Connection brokerURL = tcp://msc-test-hdls-svc:61616?reconnectAttempts=5&confirmationWindowSize=20000

--- warmup false 
--- sent:           281 msg/sec 
--- blocked:        281 msg/sec 
--- completed:      281 msg/sec 
--- received:       282 msg/sec 
--- send ack time:   mean:   3325.25 us - 50.00%:    679.00 us - 90.00%:   1687.00 us - 99.00%:  81407.00 us - 99.90%:  83455.00 us - 99.99%:  83455.00 us - max:     83455.00 us 
--- transfer time:   mean:   3402.32 us - 50.00%:    787.00 us - 90.00%:   4015.00 us - 99.00%:  78335.00 us - 99.90%:  83455.00 us - 99.99%:  83455.00 us - max:     83455.00 us

Now when killing a node, I receive the following warning:

2023-06-14 12:56:47,361 WARN  [org.apache.activemq.artemis.core.client] AMQ212037: Connection failure to msc-test-hdls-svc/10.4.1.113:61616 has been detected: AMQ219015: The connection was disconnected because of server shutdown [code=DISCONNECTED]

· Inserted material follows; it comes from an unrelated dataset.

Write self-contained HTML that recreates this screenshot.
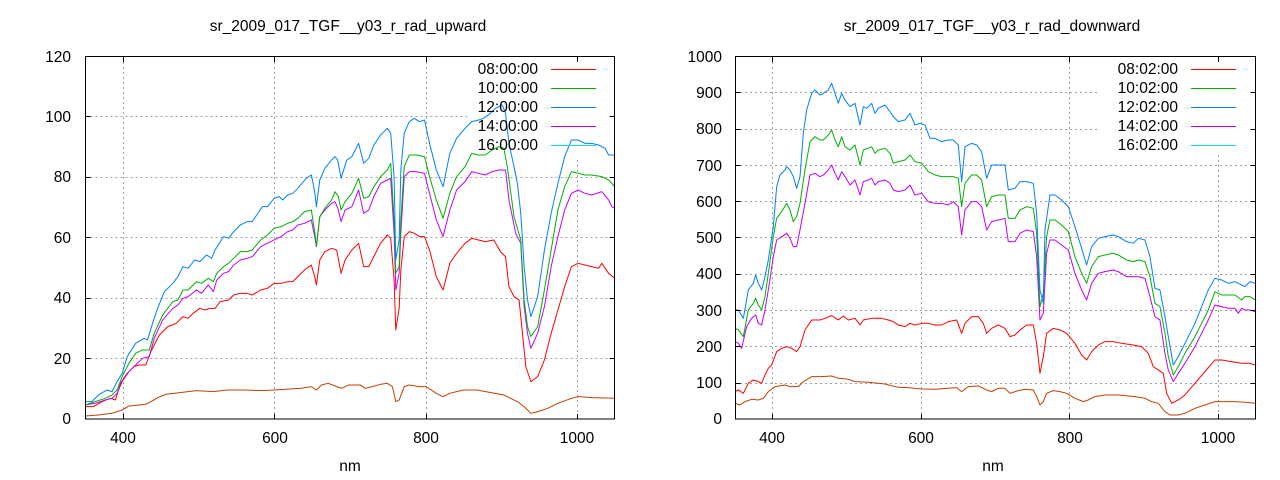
<!DOCTYPE html>
<html><head><meta charset="utf-8"><style>
html,body{margin:0;padding:0;background:#fff;}
svg{display:block;font-family:"Liberation Sans",sans-serif;font-size:15.5px;fill:#000;}
.g{stroke:#a0a0a0;stroke-width:1;stroke-dasharray:2,3;fill:none;}
.c{fill:none;stroke-width:1;vector-effect:non-scaling-stroke;stroke-linejoin:round;}
.ax{fill:none;stroke:#000;stroke-width:1;}
</style></head><body>
<svg width="1280" height="480" viewBox="0 0 1280 480" xmlns="http://www.w3.org/2000/svg">
<rect width="1280" height="480" fill="#fff"/>
<!-- LEFT PLOT -->
<text x="348" y="31" text-anchor="middle">sr_2009_017_TGF__y03_r_rad_upward</text>
<g class="g">
<path d="M85.5,358.5H615M85.5,298.5H615M85.5,237.5H615M85.5,177.5H615M85.5,116.5H470M85.5,56.5H615"/>
<path d="M123.5,57V419M274.5,57V419M426.5,57V419M577.5,160V419"/>
</g>
<g text-anchor="end">
<text x="71" y="424">0</text><text x="71" y="364">20</text><text x="71" y="303">40</text><text x="71" y="243">60</text><text x="71" y="182">80</text><text x="71" y="122">100</text><text x="71" y="62">120</text>
</g>
<g text-anchor="middle">
<text x="123" y="443">400</text><text x="275" y="443">600</text><text x="426" y="443">800</text><text x="577" y="443">1000</text>
<text x="350" y="471">nm</text>
</g>
<g transform="translate(85,100) scale(0.3378,0.3333)">
<polyline class="c" stroke="#c04000" points="0,948 40,945 80,940 110,930 130,918 160,915 180,913 195,905 215,893 240,883 290,877 330,872 380,875 420,870 470,870 520,872 560,870 640,865 670,860 685,870 700,855 720,850 745,860 760,865 780,855 815,855 830,865 850,860 875,853 895,850 910,860 920,905 930,900 945,860 960,855 990,860 1010,860 1040,880 1060,890 1080,880 1120,870 1160,870 1240,885 1280,905 1300,920 1320,940 1340,935 1370,925 1400,910 1440,895 1460,890 1500,893 1568,895"/>
<polyline class="c" stroke="#ff0000" points="0,920 25,920 50,905 75,895 90,900 105,850 125,820 145,800 160,795 180,795 195,755 220,705 245,680 270,670 290,650 305,655 320,640 340,625 355,630 370,625 385,625 400,605 425,600 440,585 460,580 480,580 495,585 520,570 540,565 560,550 580,550 600,545 615,545 630,530 650,510 670,495 680,530 685,555 695,480 710,455 730,445 745,450 758,520 770,480 790,450 810,430 825,500 840,500 855,470 875,430 895,405 905,415 915,540 920,690 930,625 935,510 945,410 960,395 975,400 990,410 1005,410 1020,450 1040,530 1060,570 1080,490 1100,460 1125,430 1145,415 1165,420 1185,425 1210,420 1230,455 1245,470 1255,560 1270,590 1285,600 1295,700 1305,800 1320,845 1340,830 1360,780 1380,700 1400,630 1420,560 1440,500 1460,490 1480,495 1500,500 1520,505 1530,490 1550,520 1568,535"/>
<polyline class="c" stroke="#c000ff" points="0,915 30,910 60,900 80,895 95,880 110,845 130,815 150,795 170,775 190,770 205,715 230,660 260,625 275,615 290,595 305,590 330,570 345,580 365,555 380,575 390,540 410,520 425,515 440,495 460,480 480,475 495,470 520,440 540,430 560,420 580,410 600,395 615,390 630,375 650,370 670,360 680,410 685,440 695,350 710,330 730,310 740,305 750,330 758,365 770,330 790,320 810,270 825,340 840,330 855,290 875,250 895,240 905,235 915,400 920,570 930,520 935,400 945,230 960,215 980,215 1005,220 1020,280 1040,360 1060,410 1080,330 1100,270 1125,245 1145,215 1165,220 1185,225 1205,215 1225,210 1245,210 1255,300 1275,400 1290,430 1300,620 1310,700 1320,745 1340,700 1360,620 1380,500 1400,410 1420,330 1440,280 1460,270 1480,280 1500,285 1530,275 1550,300 1560,320 1568,325"/>
<polyline class="c" stroke="#00b000" points="0,915 30,905 60,895 80,885 95,870 110,830 130,790 150,760 170,750 190,750 205,700 230,645 260,605 275,600 290,570 305,570 330,545 345,550 365,535 380,545 390,520 410,500 425,490 440,475 460,455 480,455 495,450 520,420 540,405 560,385 580,380 600,370 615,365 630,355 650,335 670,330 680,395 685,440 695,350 710,325 730,300 740,275 750,290 758,330 770,305 790,280 810,235 825,295 840,290 855,260 875,230 895,210 905,190 915,360 920,520 930,500 935,360 945,200 960,165 980,165 1005,170 1020,230 1040,300 1060,355 1080,280 1100,230 1125,200 1145,160 1165,165 1185,165 1205,150 1225,140 1240,145 1250,200 1270,350 1290,420 1300,600 1310,680 1320,710 1340,680 1360,570 1380,450 1400,330 1420,260 1440,215 1460,220 1480,225 1500,225 1530,230 1550,240 1568,260"/>
<polyline class="c" stroke="#0080ff" points="0,905 20,905 40,885 65,870 80,875 95,845 110,820 125,770 150,730 175,715 185,720 200,670 215,625 235,575 260,550 275,530 290,500 305,505 325,480 340,485 360,465 375,475 385,450 410,410 425,415 440,395 460,375 480,365 495,365 525,320 540,320 560,295 575,290 585,300 600,285 615,280 630,265 655,235 670,225 680,275 685,320 695,240 710,205 730,180 740,170 748,180 758,235 775,180 790,170 810,130 825,190 840,175 855,135 875,105 895,85 905,100 915,230 920,480 930,420 935,210 945,100 960,65 975,55 990,65 1005,60 1020,130 1040,210 1060,260 1080,160 1100,115 1125,85 1145,65 1165,60 1180,55 1200,40 1215,25 1235,15 1245,40 1255,130 1270,200 1280,250 1290,340 1300,500 1310,600 1320,650 1340,590 1360,450 1380,340 1400,250 1420,170 1440,120 1460,120 1480,130 1500,130 1520,135 1540,145 1550,165 1568,165"/>
</g>
<g text-anchor="end">
<text x="538" y="74">08:00:00</text><text x="538" y="93">10:00:00</text><text x="538" y="112">12:00:00</text><text x="538" y="131">14:00:00</text><text x="538" y="150">16:00:00</text>
</g>
<path d="M551,69.5H596" stroke="#ff0000"/><path d="M551,88.5H596" stroke="#00b000"/><path d="M551,107.5H596" stroke="#0080ff"/><path d="M551,126.5H596" stroke="#c000ff"/><path d="M551,145.5H596" stroke="#00e0e0"/>
<rect class="ax" x="85.5" y="56.5" width="529" height="362.5"/>
<g stroke="#000">
<path d="M85.5,358.5h5M85.5,298.5h5M85.5,237.5h5M85.5,177.5h5M85.5,116.5h5M614.5,358.5h-5M614.5,298.5h-5M614.5,237.5h-5M614.5,177.5h-5M614.5,116.5h-5"/>
<path d="M123.5,419v-5M274.5,419v-5M426.5,419v-5M577.5,419v-5M123.5,57v5M274.5,57v5M426.5,57v5M577.5,57v5"/>
</g>

<!-- RIGHT PLOT -->
<text x="992" y="31" text-anchor="middle">sr_2009_017_TGF__y03_r_rad_downward</text>
<g class="g">
<path d="M735,383.5H1255M735,346.5H1255M735,310.5H1255M735,274.5H1255M735,237.5H1255M735,201.5H1255M735,165.5H1255M735,129.5H1100M735,92.5H1100"/>
<path d="M772.5,57V419M921.5,57V419M1069.5,57V419M1218.5,155V419"/>
</g>
<g text-anchor="end">
<text x="722" y="424">0</text><text x="722" y="388">100</text><text x="722" y="352">200</text><text x="722" y="316">300</text><text x="722" y="279">400</text><text x="722" y="243">500</text><text x="722" y="207">600</text><text x="722" y="171">700</text><text x="722" y="134">800</text><text x="722" y="98">900</text><text x="722" y="62">1000</text>
</g>
<g text-anchor="middle">
<text x="772" y="443">400</text><text x="921" y="443">600</text><text x="1070" y="443">800</text><text x="1218" y="443">1000</text>
<text x="993" y="471">nm</text>
</g>
<g transform="translate(735,70) scale(0.3333,0.3333)">
<polyline class="c" stroke="#c04000" points="0,1000 15,1005 30,995 50,988 70,990 85,985 100,965 120,950 150,945 165,950 190,950 205,935 230,920 260,920 290,918 310,925 340,928 360,935 400,937 450,942 490,952 520,953 560,957 600,958 640,955 665,953 680,965 700,950 730,948 755,960 770,965 790,955 810,955 825,970 850,962 870,958 895,960 905,980 915,1005 925,995 935,970 955,962 975,965 995,970 1020,985 1045,995 1060,990 1080,980 1110,975 1150,975 1200,980 1230,985 1250,995 1270,1000 1290,1025 1305,1035 1330,1035 1350,1030 1380,1015 1410,1005 1440,995 1470,995 1500,995 1530,997 1560,1000"/>
<polyline class="c" stroke="#ff0000" points="0,965 10,960 25,970 40,940 55,930 70,935 80,940 90,915 100,895 110,885 125,845 140,835 155,830 170,835 185,845 195,830 210,780 230,750 255,750 270,745 290,737 310,750 325,738 340,750 360,745 375,765 385,750 410,745 440,745 460,750 475,755 490,765 510,770 525,760 540,765 560,760 580,760 600,765 620,765 640,755 665,750 680,790 690,760 710,740 730,740 745,760 755,790 770,775 790,765 810,775 825,800 840,795 855,780 875,765 895,765 905,820 915,910 925,860 935,790 955,775 975,780 995,790 1020,820 1040,855 1055,870 1070,845 1090,825 1110,815 1135,815 1160,820 1195,825 1220,830 1240,850 1255,890 1270,900 1285,910 1295,970 1310,1000 1330,990 1350,975 1380,940 1410,905 1440,870 1460,870 1490,875 1520,880 1545,880 1560,885"/>
<polyline class="c" stroke="#c000ff" points="0,815 10,820 20,835 35,770 50,745 62,735 70,760 80,765 90,720 100,660 115,560 125,510 140,500 155,490 165,505 175,530 185,530 195,480 210,400 225,315 240,310 255,320 265,315 280,300 290,285 300,310 310,330 320,305 330,320 345,345 360,330 375,375 385,335 400,330 410,325 420,345 430,335 450,330 465,340 475,360 490,365 510,360 525,345 540,375 560,370 580,395 600,400 620,400 640,405 655,395 670,410 680,495 690,420 710,395 725,395 740,410 755,480 770,455 790,450 810,445 820,515 840,515 855,490 875,480 895,485 905,560 915,750 925,730 935,550 945,510 960,510 980,525 1000,540 1020,610 1040,660 1055,690 1070,640 1090,610 1110,605 1135,600 1150,605 1175,620 1195,620 1210,620 1230,625 1245,680 1260,740 1275,750 1290,850 1300,900 1315,935 1330,910 1350,880 1380,830 1400,790 1420,750 1440,705 1460,710 1480,715 1500,715 1510,730 1520,715 1530,720 1545,720 1560,725"/>
<polyline class="c" stroke="#00b000" points="0,775 10,780 25,800 40,720 55,700 62,685 70,705 80,720 90,680 100,610 115,500 125,445 140,425 155,400 165,420 175,455 185,440 195,400 210,300 225,215 240,200 255,210 265,210 280,195 290,180 300,210 310,230 320,200 330,230 345,240 360,225 375,285 385,240 400,235 410,230 420,250 430,240 450,235 465,250 475,280 490,275 510,270 525,255 540,275 560,280 580,305 600,315 620,320 640,320 655,320 670,325 680,410 690,340 710,315 725,315 740,330 755,410 770,380 790,375 810,375 820,445 840,445 855,420 875,410 895,415 905,490 915,710 925,670 935,500 945,450 960,450 980,465 1000,485 1020,560 1040,610 1055,640 1070,590 1090,560 1110,555 1135,550 1150,555 1175,570 1195,575 1210,570 1230,575 1245,620 1260,700 1275,710 1290,790 1300,860 1315,915 1330,890 1350,850 1380,800 1400,760 1420,720 1440,665 1460,675 1480,675 1500,675 1520,690 1530,680 1545,680 1560,690"/>
<polyline class="c" stroke="#0080ff" points="0,720 10,720 25,745 40,660 55,640 62,615 70,640 80,660 90,620 100,570 115,470 125,350 135,315 150,300 155,290 165,300 175,320 185,355 195,320 205,190 215,120 230,70 240,60 255,75 265,70 280,60 290,40 300,70 310,100 320,70 330,90 345,110 360,100 375,165 385,110 395,115 410,100 420,130 430,115 450,105 465,125 475,140 490,155 510,150 525,130 540,165 555,160 570,165 585,205 600,205 620,215 640,210 655,210 670,225 680,335 690,230 710,220 725,225 740,245 755,325 770,285 790,285 810,285 820,360 840,355 855,335 875,335 895,340 905,430 915,660 925,700 930,480 945,375 960,375 980,390 1000,410 1020,470 1040,535 1055,585 1070,530 1090,505 1110,500 1135,495 1150,500 1175,515 1195,520 1210,505 1230,510 1245,560 1260,655 1275,660 1290,740 1300,800 1315,885 1330,860 1350,820 1380,760 1400,710 1420,660 1440,625 1460,630 1480,640 1500,635 1520,645 1530,650 1545,635 1560,640"/>
</g>
<g text-anchor="end">
<text x="1178" y="74">08:02:00</text><text x="1178" y="93">10:02:00</text><text x="1178" y="112">12:02:00</text><text x="1178" y="131">14:02:00</text><text x="1178" y="150">16:02:00</text>
</g>
<path d="M1191,69.5H1236" stroke="#ff0000"/><path d="M1191,88.5H1236" stroke="#00b000"/><path d="M1191,107.5H1236" stroke="#0080ff"/><path d="M1191,126.5H1236" stroke="#c000ff"/><path d="M1191,145.5H1236" stroke="#00e0e0"/>
<rect class="ax" x="735.5" y="56.5" width="520" height="362.5"/>
<g stroke="#000">
<path d="M735.5,383.5h5M735.5,346.5h5M735.5,310.5h5M735.5,274.5h5M735.5,237.5h5M735.5,201.5h5M735.5,165.5h5M735.5,129.5h5M735.5,92.5h5M1255.5,383.5h-5M1255.5,346.5h-5M1255.5,310.5h-5M1255.5,274.5h-5M1255.5,237.5h-5M1255.5,201.5h-5M1255.5,165.5h-5M1255.5,129.5h-5M1255.5,92.5h-5"/>
<path d="M772.5,419v-5M921.5,419v-5M1069.5,419v-5M1218.5,419v-5M772.5,57v5M921.5,57v5M1069.5,57v5M1218.5,57v5"/>
</g>
</svg>
</body></html>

After that stats keep being printed, but are all 0 msg/sec.

Then after some more time:

2023-06-14 12:57:52,312 WARN  [org.apache.activemq.artemis.core.client] AMQ212036: Can not find packet to clear: 3 last received command id first stored command id 0

And the pod running the command is restarted.

My expectation here is that the client will attempt to connect to a different node now after it discovered that one node has been killed.

Either my expectations are wrong or something in my setup isn't working. Any help?

EDIT: I also tried using multiple client IPs in the connection string, but the result was the same.

Solution

The issue here is that you don't have high availability configured which means that when a broker fails the client will not fail-over to a backup.

In 2.29.0 this will be different as fail-over to another live broker will be supported via ARTEMIS-4251.